The Djenne culture is focused upon the historic city of Djenne-Djenno in the Niger Inland Delta of modern Mali. It is the oldest city in Sub-Saharan Africa, and the onetime hub of an enormous trading empire during the Middle Ages. It was founded by the Bozo (allied with the Bamana) people in about 800 AD, and gained its wealth by taking advantage of Trans-Saharan trade networks. The Djenne style is technically part of the Malian Empire – along with numerous other groups (i.e. the Tenenku, Bura and Bankoni [centred on the town of Bamako]) – but the city itself never was. Indeed, the Malian Empire is said to have tried to conquer the city-state 99 times before giving up.

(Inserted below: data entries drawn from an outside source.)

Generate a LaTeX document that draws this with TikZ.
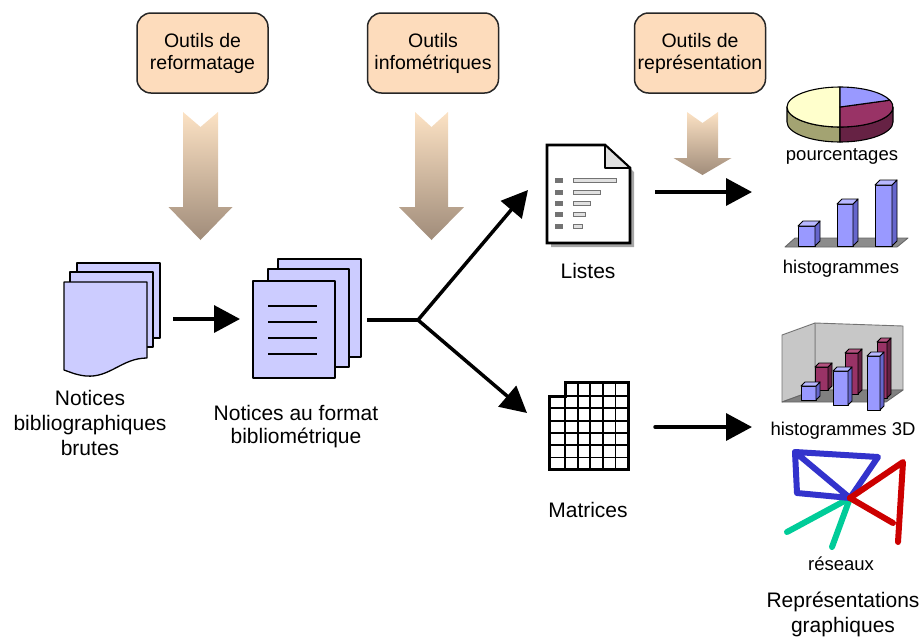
\documentclass[tikz,border=0pt]{standalone}
\usepackage{fontspec}
\setmainfont{Liberation Sans}
\usetikzlibrary{arrows.meta}

\definecolor{peach}{HTML}{FDDCBC}
\definecolor{lav}{HTML}{CCCCFF}
\definecolor{arrtop}{HTML}{FCE2C4}
\definecolor{arrbot}{HTML}{A08C7A}
\definecolor{barfront}{HTML}{9999FF}
\definecolor{barside}{HTML}{6666CC}
\definecolor{bartop}{HTML}{B8B8FF}
\definecolor{mfront}{HTML}{993366}
\definecolor{mside}{HTML}{662244}
\definecolor{mtop}{HTML}{B3527F}
\definecolor{pieyellow}{HTML}{FFFFCC}
\definecolor{pieolive}{HTML}{A3A372}
\definecolor{netblue}{HTML}{3333CC}
\definecolor{netred}{HTML}{CC0000}
\definecolor{netgreen}{HTML}{00CC99}

% shaded downward arrow with a notched tail:
% centre x, shaft half width, head half width, top y, head y, tip y, notch depth
\newcommand{\toolarrow}[7]{%
  \shade[top color=arrtop, bottom color=arrbot]
    ({#1-#2},#4) -- (#1,{#4+#7}) -- ({#1+#2},#4) -- ({#1+#2},#5)
    -- ({#1+#3},#5) -- (#1,#6) -- ({#1-#3},#5) -- ({#1-#2},#5) -- cycle;}

% 3D bar: x left, x right, y top, y bottom, depth, front, side, top colours
\newcommand{\cubebar}[8]{%
  \filldraw[fill=#6] (#1,#3) rectangle (#2,#4);
  \filldraw[fill=#7] (#2,#3) -- ({#2+#5},{#3-#5}) -- ({#2+#5},{#4-#5}) -- (#2,#4) -- cycle;
  \filldraw[fill=#8] (#1,#3) -- ({#1+#5},{#3-#5}) -- ({#2+#5},{#3-#5}) -- (#2,#3) -- cycle;}

\begin{document}
\begin{tikzpicture}[x=1pt,y=-1pt,
  toolbox/.style={draw=black!85, line width=1.5pt, fill=peach, rounded corners=14pt,
    minimum width=131pt, minimum height=80pt, inner sep=0pt, align=center,
    font=\fontsize{19.5}{22}\selectfont},
  biglabel/.style={align=center, inner sep=0pt, anchor=base,
    font=\fontsize{21}{25}\selectfont},
  smalllabel/.style={align=center, inner sep=0pt, anchor=base,
    font=\fontsize{18.5}{22}\selectfont},
  page/.style={draw=black, line width=1.3pt, fill=lav, line join=round},
  flowline/.style={line width=3.5pt},
  flow/.style={line width=3.5pt, -{Triangle[length=26pt,width=27pt]}},
  icon/.style={draw=black, line width=2.6pt, line join=miter},
  net/.style={line width=6pt, line cap=round, line join=round}]

\useasboundingbox (0,0) rectangle (921,641);

% ---- tool boxes and their shaded arrows
\node[toolbox] (reformat) at (202.5,53) {Outils de\\reformatage};
\node[toolbox] (infomet) at (433,53) {Outils\\infométriques};
\node[toolbox] (represent) at (700,53) {Outils de\\représentation};

\toolarrow{200.5}{17.5}{32}{112}{207}{240}{15}
\toolarrow{431.5}{16.5}{32.5}{112}{207}{240}{15}
\toolarrow{702.5}{15.5}{29}{112}{158}{175}{11}

% ---- raw bibliographic records (stack of pages, wavy front page)
\filldraw[page] (77,263) rectangle (160,338);
\filldraw[page] (70,272) rectangle (153,347);
\filldraw[page] (64,282) -- (147,282) -- (147,358)
  .. controls (122,358) and (110,378) .. (86,376)
  .. controls (76,375) and (70,372) .. (64,370) -- cycle;
% multi-line labels are placed by the baseline of their last line
\node[biglabel] (rawlbl) at (90,455) {Notices\\bibliographiques\\brutes};

% ---- records in bibliometric format
\filldraw[page] (278,259) rectangle (361,357);
\filldraw[page] (268,269) rectangle (349,367);
\filldraw[page] (253,281) rectangle (335,378);
\foreach \y in {306,322,338,354}
  \draw[line width=1.3pt] (268,\y) -- (317,\y);
\node[biglabel, font=\fontsize{21}{23}\selectfont] (fmtlbl) at (296,443) {Notices au format\\bibliométrique};

\coordinate (rawout) at (173,319);
\coordinate (fmtin) at (240,319);
\draw[flow] (rawout) -- (fmtin);

% ---- fork towards lists and matrices
\coordinate (fmtout) at (367,320);
\coordinate (fork) at (418,320);
\coordinate (listin) at (528,190);
\coordinate (matin) at (527,413);
\draw[flowline] (fmtout) -- (fork);
\draw[flow] (fork) -- (listin);
\draw[flow] (fork) -- (matin);

% ---- list icon
\fill[black!35] (551,149) -- (609,149) -- (634,172) -- (634,247) -- (551,247) -- cycle;
\filldraw[icon, fill=white] (547,145) -- (605,145) -- (630,168) -- (630,243) -- (547,243) -- cycle;
\filldraw[draw=black, line width=1.6pt, fill=black!12, line join=round] (605,145) -- (605,168) -- (630,168) -- cycle;
\foreach \y/\e in {180/616,192/600,203/590,214/585,226/582} {
  \fill[black!55] (555,{\y-2.5}) rectangle (563,{\y+2.5});
  \filldraw[draw=black!55, fill=black!12, line width=0.9pt] (573,{\y-2}) rectangle (\e,{\y+2});
}
\node[biglabel] (listlbl) at (588,278) {Listes};

% ---- matrix icon
\filldraw[fill=white, draw=black, line width=3pt, line join=miter]
  (565,382) -- (628,382) -- (628,469) -- (549,469) -- (549,396) -- (565,396) -- cycle;
\foreach \x in {565,577.6,590.2,602.8,615.4}
  \draw[line width=1.8pt] (\x,382) -- (\x,469);
\draw[line width=1.8pt] (565,396) -- (628,396);
\foreach \y in {408.3,420.6,432.9,445.2,457.5}
  \draw[line width=1.8pt] (549,\y) -- (628,\y);
\draw[line width=2.6pt] (565,382) -- (565,469);
\node[biglabel] (matlbl) at (588,517) {Matrices};

% ---- arrows to the graphical outputs
\coordinate (listout) at (655,192);
\coordinate (pctin) at (752,192);
\coordinate (matout) at (655,427);
\coordinate (h3din) at (752,427);
\draw[flow] (listout) -- (pctin);
\draw[flow, line cap=round] (matout) -- (h3din);

% ---- pie chart
\begin{scope}[shift={(840,107)}, line width=1.1pt, line join=round]
  \filldraw[fill=pieolive] (-53,0) arc[start angle=180, end angle=90, x radius=53, y radius=20]
    -- (0,35) arc[start angle=90, end angle=180, x radius=53, y radius=20] -- cycle;
  \filldraw[fill=mside] (0,20) arc[start angle=90, end angle=0, x radius=53, y radius=20]
    -- (53,15) arc[start angle=0, end angle=90, x radius=53, y radius=20] -- cycle;
  \filldraw[fill=pieyellow] (0,0) -- (0,-20) arc[start angle=-90, end angle=-270, x radius=53, y radius=20] -- cycle;
  \filldraw[fill=mfront] (0,0) -- (0,20) arc[start angle=90, end angle=-20, x radius=53, y radius=20] -- cycle;
  \filldraw[fill=barfront] (0,0) -- (-20:53 and 20) arc[start angle=-20, end angle=-90, x radius=53, y radius=20] -- cycle;
\end{scope}
\node[smalllabel] (pctlbl) at (842,160) {pourcentages};

% ---- bar chart
\begin{scope}[line width=0.9pt, line join=round]
  \filldraw[fill=black!45, draw=black!60] (785,247) -- (897,247) -- (908,238) -- (795,238) -- cycle;
  \cubebar{798}{815}{226}{246}{5}{barfront}{barside}{bartop}
  \cubebar{837}{853}{204}{246}{5}{barfront}{barside}{bartop}
  \cubebar{875}{892}{185}{246}{5}{barfront}{barside}{bartop}
\end{scope}
\node[smalllabel] (histlbl) at (841,273) {histogrammes};

% ---- 3D bar chart
\begin{scope}[line width=0.9pt, line join=round]
  \filldraw[fill=black!22, draw=black!55] (815,323) -- (903,326) -- (903,390) -- (815,390) -- cycle;
  \filldraw[fill=black!22, draw=black!55] (782,335) -- (815,323) -- (815,390) -- (782,402) -- cycle;
  \filldraw[fill=black!50, draw=black!60] (782,402) -- (886,402) -- (903,390) -- (815,390) -- cycle;
  \cubebar{815}{828}{367}{390}{4}{mfront}{mside}{mtop}
  \cubebar{845}{858}{353}{394}{4}{mfront}{mside}{mtop}
  \cubebar{877}{887}{342}{398}{4}{mfront}{mside}{mtop}
  \cubebar{801}{816}{386}{400}{4}{barfront}{barside}{bartop}
  \cubebar{833}{848}{371}{405}{4}{barfront}{barside}{bartop}
  \cubebar{867}{880}{356}{410}{4}{barfront}{barside}{bartop}
\end{scope}
\node[smalllabel] (h3dlbl) at (843,435) {histogrammes 3D};

% ---- network
\coordinate (hub) at (850,498);
\draw[net, netgreen] (hub) -- (787,532);
\draw[net, netgreen] (hub) -- (832,547);
\draw[net, netblue] (hub) -- (795,452) -- (878,457) -- (hub) -- (797,493) -- (795,452);
\draw[net, netred] (hub) -- (903,462) -- (898,542);
\draw[net, netred] (hub) -- (893,523);
\node[smalllabel] (netlbl) at (841,570) {réseaux};

\node[biglabel] (graphlbl) at (843,632) {Représentations\\graphiques};
\end{tikzpicture}
\end{document}
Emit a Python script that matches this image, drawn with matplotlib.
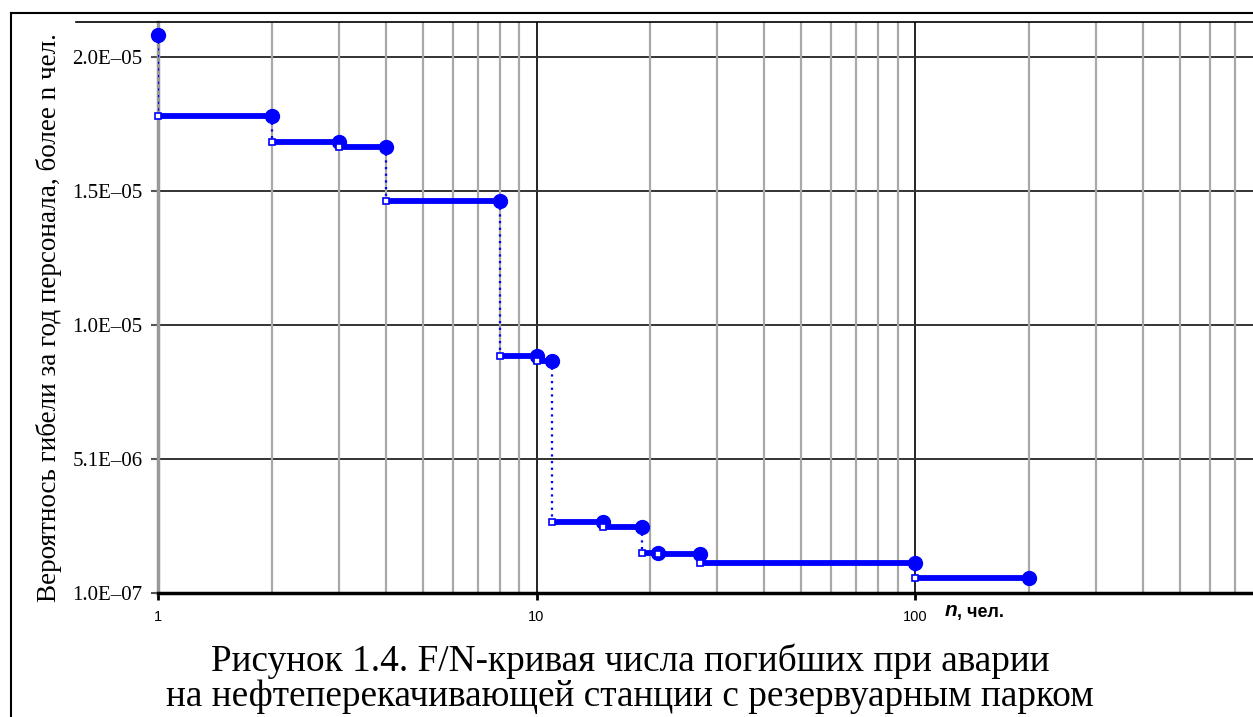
import matplotlib
matplotlib.use("Agg")
import matplotlib.pyplot as plt
from matplotlib.lines import Line2D
from matplotlib.ticker import FixedLocator, NullFormatter

# steps of the F/N curve: from n_start to n_end at frequency freq
n_start = [1, 2, 3, 4, 8, 10, 11, 15, 19, 21, 27, 100]
n_end = [2, 3, 4, 8, 10, 11, 15, 19, 21, 27, 100, 200]
freq = [1.781e-5, 1.685e-5, 1.666e-5, 1.466e-5, 8.90e-6, 8.71e-6,
        2.74e-6, 2.55e-6, 1.59e-6, 1.56e-6, 1.21e-6, 6.6e-7]
top_n = 1
top_freq = 2.082e-5

ytick_vals = [1.0e-7, 5.075e-6, 1.005e-5, 1.5025e-5, 2.0e-5]
ytick_labels = ["1.0E\u201307", "5.1E\u201306", "1.0E\u201305", "1.5E\u201305", "2.0E\u201305"]
xtick_vals = [1, 10, 100]
xtick_labels = ["1", "10", "100"]

W, H = 1253, 717
fig = plt.figure(figsize=(W / 100, H / 100), dpi=100)
fig.patch.set_facecolor("white")

left, right, top, bottom = 158, 1253, 22, 593
ax = fig.add_axes([left / W, (H - bottom) / H, (right - left) / W, (bottom - top) / H])
ax.set_xscale("log")
decade = 378.5
ax.set_xlim(1, 10 ** ((right - left) / decade))
ax.set_ylim(1.0e-7, 1.0e-7 + (bottom - top) * 4.975e-6 / 134)

# grid
minor = [k * 10 ** d for d in range(3) for k in range(2, 10)]
ax.xaxis.set_minor_locator(FixedLocator(minor))
ax.xaxis.set_minor_formatter(NullFormatter())
ax.set_xticks(xtick_vals)
ax.set_xticklabels(xtick_labels, fontfamily="Liberation Sans", fontsize=10.5)
ax.set_yticks(ytick_vals)
ax.set_yticklabels(ytick_labels, fontfamily="Liberation Serif", fontsize=15)

ax.grid(True, which="minor", axis="x", color="#a8a8a8", lw=1.6)
for xv in xtick_vals[1:]:
    ax.axvline(xv, color="#222222", lw=1.4, zorder=1)
for yv in ytick_vals[1:]:
    ax.axhline(yv, color="#333333", lw=1.4, zorder=1)

ax.tick_params(axis="x", which="major", length=5, width=2, color="black", pad=7)
ax.tick_params(axis="x", which="minor", length=0)
ax.tick_params(axis="y", length=5, width=1.5, color="#555555", pad=6)

for s in ["top", "right"]:
    ax.spines[s].set_visible(False)
ax.spines["left"].set_color("#999999")
ax.spines["left"].set_linewidth(2.5)
ax.spines["bottom"].set_color("black")
ax.spines["bottom"].set_linewidth(2.5)
ax.spines["bottom"].set_zorder(5)

blue = "#0000ff"
# dotted drops
prev_f = top_freq
for i in range(len(freq)):
    x_drop = n_start[i]
    ax.plot([x_drop, x_drop], [prev_f, freq[i]], color=blue, lw=1.6, ls=(0, (1, 2)), zorder=3)
    prev_f = freq[i]
# horizontal steps
for i in range(len(freq)):
    ax.plot([n_start[i], n_end[i]], [freq[i], freq[i]], color=blue, lw=4.2,
            solid_capstyle="butt", zorder=4)
# filled markers at segment ends
ax.plot([top_n] + n_end, [top_freq] + freq, ls="none", marker="o", ms=10,
        color=blue, zorder=5, clip_on=False)
# open markers at segment starts
ax.plot(n_start, freq, ls="none", marker="s", ms=5, mfc="white", mec=blue,
        mew=1.2, zorder=6, clip_on=False)

ax.set_ylabel("Вероятнось гибели за год персонала, более n чел.",
              fontfamily="Liberation Serif", fontsize=19.5)
ax.yaxis.set_label_coords(-0.0875, 0.482)

fig.text(945 / W, 1 - 611 / H, "n", fontfamily="Liberation Sans", fontsize=15,
         fontweight="bold", fontstyle="italic", va="center", ha="left")
fig.text(957 / W, 1 - 612 / H, ", чел.", fontfamily="Liberation Sans", fontsize=13,
         fontweight="bold", va="center", ha="left")

fig.text(630 / W, 1 - 661 / H, "Рисунок 1.4. F/N-кривая числа погибших при аварии",
         fontfamily="Liberation Serif", fontsize=26.8, ha="center", va="center")
fig.text(630 / W, 1 - 697 / H, "на нефтеперекачивающей станции с резервуарным парком",
         fontfamily="Liberation Serif", fontsize=26.8, ha="center", va="center")

# page frame lines
fig.add_artist(Line2D([11 / W, 1], [1 - 13 / H, 1 - 13 / H], color="black", lw=1.5))
fig.add_artist(Line2D([11 / W, 11 / W], [0, 1 - 13 / H], color="black", lw=1.5))
fig.add_artist(Line2D([76 / W, 1], [1 - 22 / H, 1 - 22 / H], color="black", lw=1.2))

fig.savefig("out.png", dpi=100)
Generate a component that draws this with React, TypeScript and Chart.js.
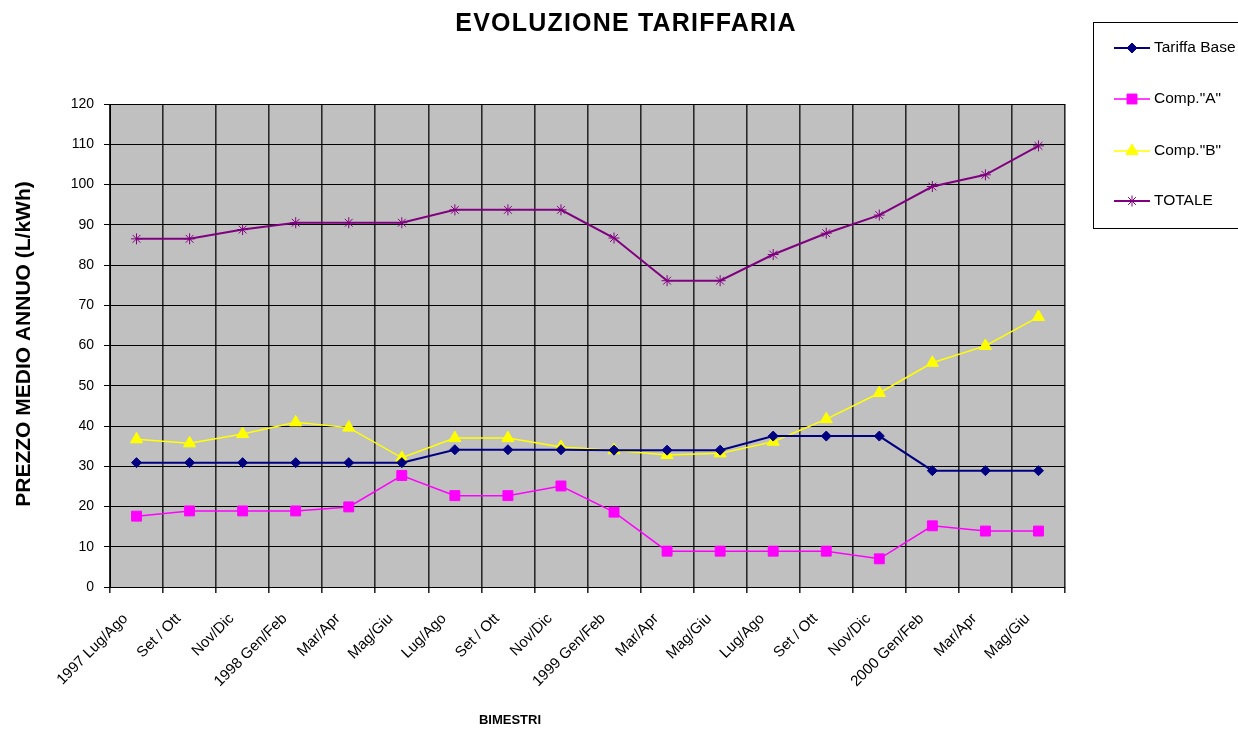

Djenne culture – and that of the closely allied Bankoni group – is highly significant in the development of West African art styles. Their central preoccupation was seated, standing and kneeling human figures, in addition to equestrian and zoomorphic/anthropomorphic divertimenti. They are invariably highly expressionistic, with little regard for proportion and scale, but with phenomenal modelling to produce powerful and refined masterworks such as this example. Owing to the popularity of Djenne pieces, sites have been systematically plundered so we know almost nothing of their culture beyond its evident refinement. It was evidently highly socially stratified, with major markers of wealth including scarifications, jewellery, horses and prestige artefacts such as the sculptures themselves.

This piece could conceivably represent an ancestor, a specific personage, or a high-ranking chief. It is an impressive piece of ancient African art.